A follow up interview with Mr. Kuhn provided to Anthony Cody of Ed Week provided some additional thoughts that are far more universal. He spoke about the problems with accountability and how it has led TX to focus on just four main areas of study; math, science, social studies, and language arts. Not surprisingly these are the four main areas where standardized tests are available or required. He went on to suggest that if accountability were really so great we would apply it to all public servants. “Why do we not require our legislators to make ‘Adequate Yearly Progress?’ We have the data from their congressional districts, do we not? There is crime data, health care data, poverty figures, and drug use statistics for every state and federal legislative district. Why, exactly, do we not establish annual targets for our legislators to meet?” He says that if fixing all the problems in education were possible simply by applying accountability, then that same accountability applied to government would “eliminate 100% of poverty, crime, drug abuse, and preventable illness by 2014!”

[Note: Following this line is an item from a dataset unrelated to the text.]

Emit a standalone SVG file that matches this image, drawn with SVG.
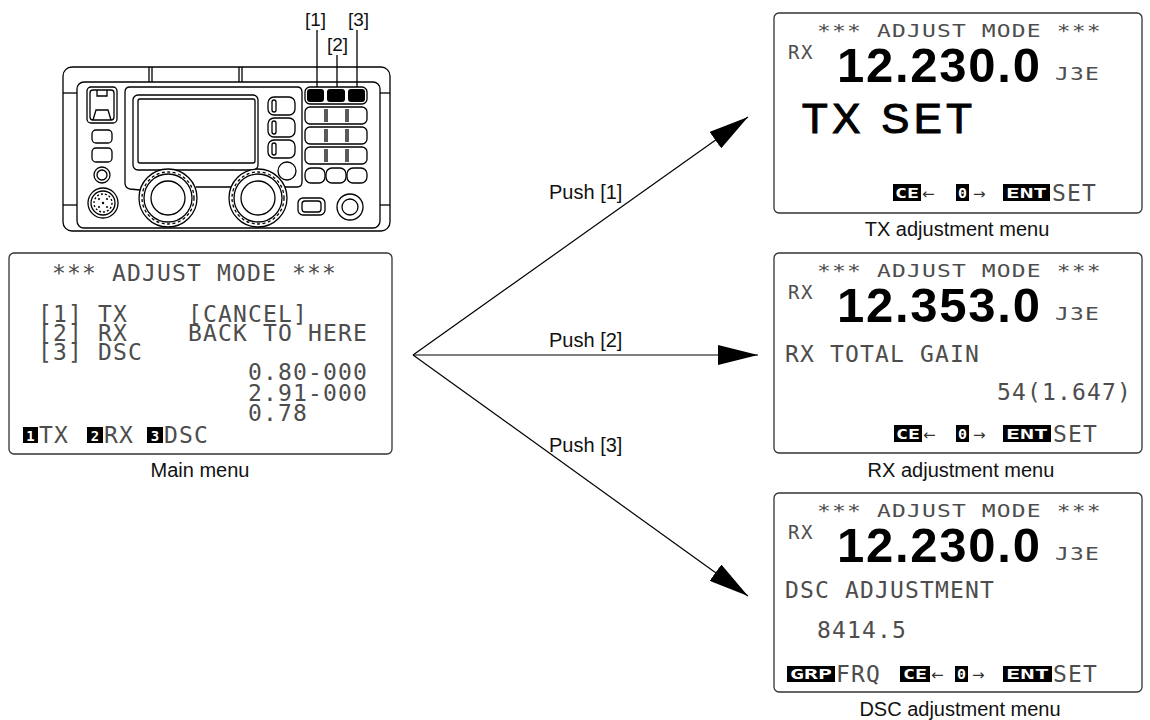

He notes that lack of accountability does not explain the continued success in other areas of education not covered by common assessments.

Therefore, the only saving grace in the arts and foreign languages and vocational classes and athletics is that we have passionate people teaching those subjects who really care about their students and their subjects. And that is the core of my disdain for this ugly baby called accountability--if the test-and-label philosophy really worked, then you would think there would be far worse teaching going on outside the core classes, but there isn't generally. Why? Because good teachers are motivated by passion and a moral sense of mission, not by the threats of absent bureaucrats.

Mr. Kuhn also characterized the narrative of the school reform movement as, “a simple formula: kids are victims, teachers are the villains, and some administrator is the messianic hero. A dynamic personality comes into a bad school and doesn't accept mediocrity. He or she cleans up the discipline and fires all the bad teachers, confronting the wicked teachers' union along the way.” This sounds great and, as he says, sells books, but it also, “relies on the same dangerous logic that tyrants use to justify lording over peasants and restricting their liberties. In this case, the benign dictator is a self-promoting principal or superintendent with all the answers, and the poor clueless peasants in dire need of a paternalistic leader are the teachers.”

It is worth it to read the entirety of the Ed Week interview. Mr. Kuhn notes that other superintendents have contacted him to offer their support and thanks for saying what many of them have been thinking. The simple fixes that legislators and reformers promote, or in some cases force down our throats, are often anything but simple for those who have to carry them out. The real world is less simple and more messy. In the real world, students’ families struggle with poverty, crime, poor health care and addiction. All these societal influences can make it difficult for children to learn and nothing but a superman of a teacher is going to get children from the worst of these situations to a four-year college. For some, a good sustainable life may simply be growing up to raise a family, go to church and hold a local manual labor job. We are heading towards a definition of successful education that would deem such a person a failure and penalize the system for not making them be otherwise.

1 comment:

  1. This is a good article. This should be forwarded to all legislators. Education reforms they are advocating will not ensure a good education. It will ensure money being funneled to special interests.
    I like the idea to hold the legislators accountable. Most of them would fail AYP.